The India of Anita Desai’s dreams, and a new book, ‘Rosarita’, set in Mexico
The Hindu
Anita Desai's experimental novels explore language, form, and themes, with her latest novella, Rosarita, showcasing a dream-like narrative style.
Anita Desai has often experimented with language, theme and form in novels like Clear Light of Day, Fasting, Feasting, Baumgartner’s Bombay and The Artist of Disappearance. In her latest, Rosarita (Picador), a dream-like novella, Desai gives the narrator a second-person voice. When a stranger plants an idea into young student Bonita’s mind, that her mother’s name was Rosarita and that she had studied art in Mexico, it sends her off to imaginatively fill the absences left by her mother. In a phone conversation, the soft-spoken and thrice-Booker-shortlisted Desai, now 87, talks about her Mexico connection, how she has used techniques of poetry in her prose and why India has become remote to her. Edited excerpts:
Well, I first went to Mexico to escape from a very bitter North American winter. But the minute I stepped off the plane in a strange country, I felt entirely at home. I thought I had returned to India; the resemblance between the two countries struck me immediately, and I kept returning to Mexico. Rosarita became a kind of a patchwork, a collage of my impressions of the India that I had left and the Mexico that was new to me, and trying to find how they fit together. My instinct told me that they did fit together, yet I couldn’t find the facts, the necessary ground work on which to base them, till I discovered that I could put my bewilderment into my narrator’s voice. She was the one who created this imaginary portrait of the mother who was no longer alive.
For long I have wanted to experiment with using the second person because it seems to me such an immediate way to reach the reader. The dream-like quality, as you call it, is created by bringing in the trickster who is a magician figure. She plants this seed of an idea in the narrator’s mind that there was such a character, Rosarita, who studied art in Mexico, and although the narrator never heard such a story from her mother and disbelieves it, she can’t help imagining that it might be true and what would her mother’s experiences have been had it been true.
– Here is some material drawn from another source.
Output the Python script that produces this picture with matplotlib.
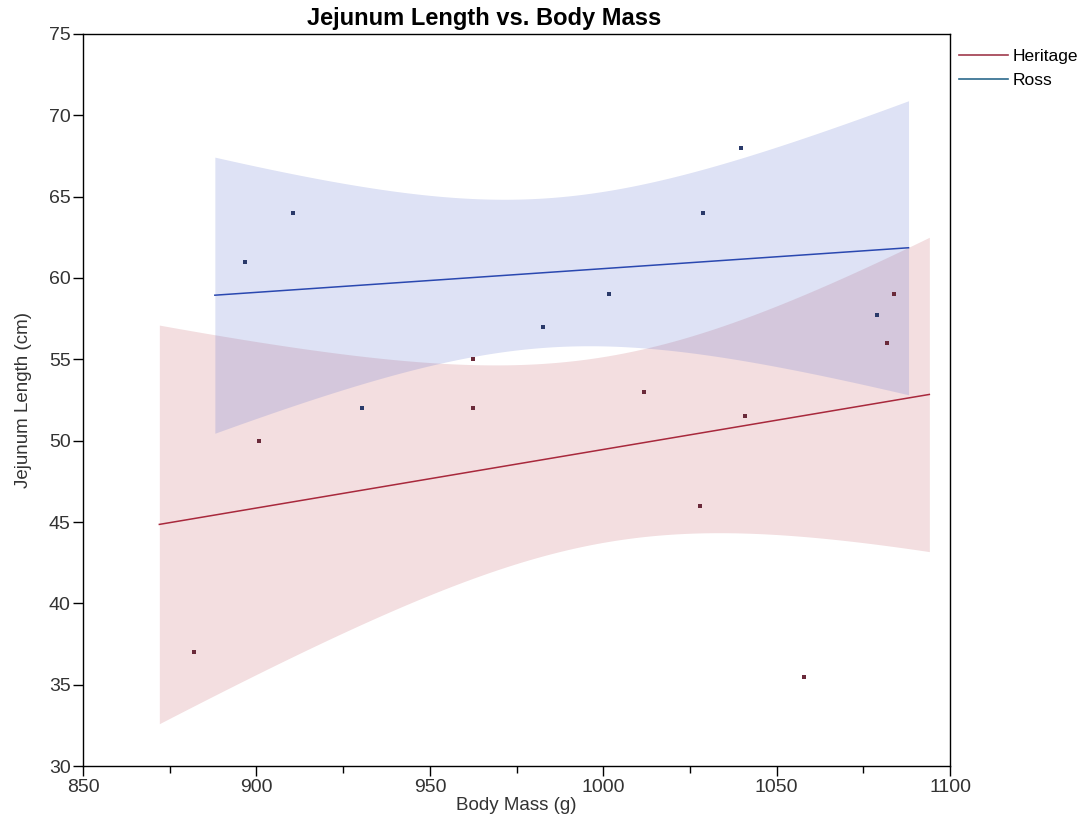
import numpy as np
import matplotlib.pyplot as plt
from matplotlib.ticker import MultipleLocator
from matplotlib.lines import Line2D

plt.rcParams['font.family'] = ['Liberation Sans', 'DejaVu Sans']

# data
heritage_mass = [882.0, 900.6, 962.5, 962.5, 1011.6, 1028.0, 1040.8, 1058.0, 1081.7, 1083.7]
heritage_len = [37.0, 50.0, 55.0, 52.0, 53.0, 46.0, 51.5, 35.5, 56.0, 59.0]
ross_mass = [896.7, 910.6, 930.5, 982.5, 1001.7, 1028.8, 1039.7, 1078.8]
ross_len = [61.0, 64.0, 52.0, 57.0, 59.0, 64.0, 68.0, 57.7]
# x extent of the fitted line / band for each group
heritage_fit_range = [872, 1094]
ross_fit_range = [888, 1088]
# two-sided 95% t quantiles by degrees of freedom
t975 = {6: 2.447, 8: 2.306}

fig = plt.figure(figsize=(10.87, 8.31), dpi=100)
ax = fig.add_axes([0.0764, 0.0782, 0.7977, 0.8809])


def reg_band(ax, x, y, xr, band_rgb, line_color, label):
    # least squares fit + 95% confidence band of the mean
    x = np.asarray(x)
    y = np.asarray(y)
    n = len(x)
    b1, b0 = np.polyfit(x, y, 1)
    resid = y - (b0 + b1 * x)
    s = np.sqrt(np.sum(resid ** 2) / (n - 2))
    sxx = np.sum((x - x.mean()) ** 2)
    xs = np.linspace(xr[0], xr[1], 200)
    yhat = b0 + b1 * xs
    hw = t975[n - 2] * s * np.sqrt(1.0 / n + (xs - x.mean()) ** 2 / sxx)
    ax.fill_between(xs, yhat - hw, yhat + hw, color=band_rgb, alpha=0.2, lw=0, zorder=1)
    ax.plot(xs, yhat, color=line_color, lw=1.1, zorder=3, label=label)


reg_band(ax, heritage_mass, heritage_len, heritage_fit_range, (195/255, 90/255, 100/255), '#a8283c', 'Heritage')
reg_band(ax, ross_mass, ross_len, ross_fit_range, (90/255, 110/255, 205/255), '#2a48b0', 'Ross')

ax.scatter(heritage_mass, heritage_len, s=6, marker='s', color='#6a2a3a', lw=0, zorder=4)
ax.scatter(ross_mass, ross_len, s=6, marker='s', color='#2a3a6a', lw=0, zorder=4)

ax.set_xlim(850, 1100)
ax.set_ylim(30, 75)
ax.xaxis.set_major_locator(MultipleLocator(50))
ax.xaxis.set_minor_locator(MultipleLocator(25))
ax.yaxis.set_major_locator(MultipleLocator(5))
ax.tick_params(axis='both', which='major', length=7, width=1, labelsize=14, colors='black', pad=2)
ax.tick_params(axis='x', which='minor', length=5, width=1)
for lab in ax.get_xticklabels() + ax.get_yticklabels():
    lab.set_color('#333333')
for sp in ax.spines.values():
    sp.set_linewidth(1.0)

ax.set_xlabel('Body Mass (g)', fontsize=13.5, color='#333333', labelpad=1)
ax.set_ylabel('Jejunum Length (cm)', fontsize=13.5, color='#333333', labelpad=12)
fig.text(484 / 1087, 1 - 19 / 831, 'Jejunum Length vs. Body Mass', fontsize=17,
         fontweight='bold', ha='center', va='center')

# legend outside the plot on the right
handles = [Line2D([], [], color='#a03a4c', lw=1.2), Line2D([], [], color='#2c6a8c', lw=1.2)]
fig.legend(handles, ['Heritage', 'Ross'], loc='upper left', bbox_to_anchor=(0.876, 0.95),
           frameon=False, fontsize=12.5, handlelength=2.8, handletextpad=0.3, labelspacing=0.55,
           borderaxespad=0)

fig.savefig('out.png', dpi=100)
So, she creates an imaginary mother.
I have been trying to model my prose upon the techniques of poetry for quite a long time, to as far back as a small book I wrote, Fire on the Mountain (1977). I have tried to reduce my work to a set of images and to use suggestion rather than any prosaic facts. I always quote some lines from an Emily Dickinson poem to describe my work: ‘Tell all the truth but tell it slant/ Success in circuit lies’.
As for the novella form, I have also come to it through a long circuitous route. In earlier years, I used to write novels which were fully thought out and plotted but I found myself happier with the novella form when I wrote my last book, The Artist of Disappearance, which is a collection of three novellas. I was comfortable with this form; I could put everything I meant to in a very short space, selected and chosen carefully.
I will use my own experience as a model to answer your question. English for me was a literary language. It wasn’t the first language I spoke, but it was the first language I learnt to read and write. So it always belonged to books; the books and literature I read were my model, and that made my language a more literary form of prose on paper. Although there had been predecessors to Rushdie’s work, like Raja Rao who experimented with bringing in Indian intonations, as did Mulk Raj Anand and G.V. Desani, Rushdie brought it into the present times. He seemed to use English that was all around in India, on the streets, in the shops, in the cinema. He wrote on very serious subjects in this language, which encouraged a whole new generation to write about their views of India, their experience, using a foreign language but in a way that Indians used it.
Unlike my parents who never went back to their homelands [Germany/ East Bengal] because they had mostly been destroyed or had vanished, I could constantly return to India. But now I realise that India has changed in the years that I have been absent and I have changed in the years that I have been away from India, and so it has become more and more remote to me. Now when I go back to India, I keep searching for the India I had known as a child and as a young woman and I have to recognise the fact that that doesn’t exist any more.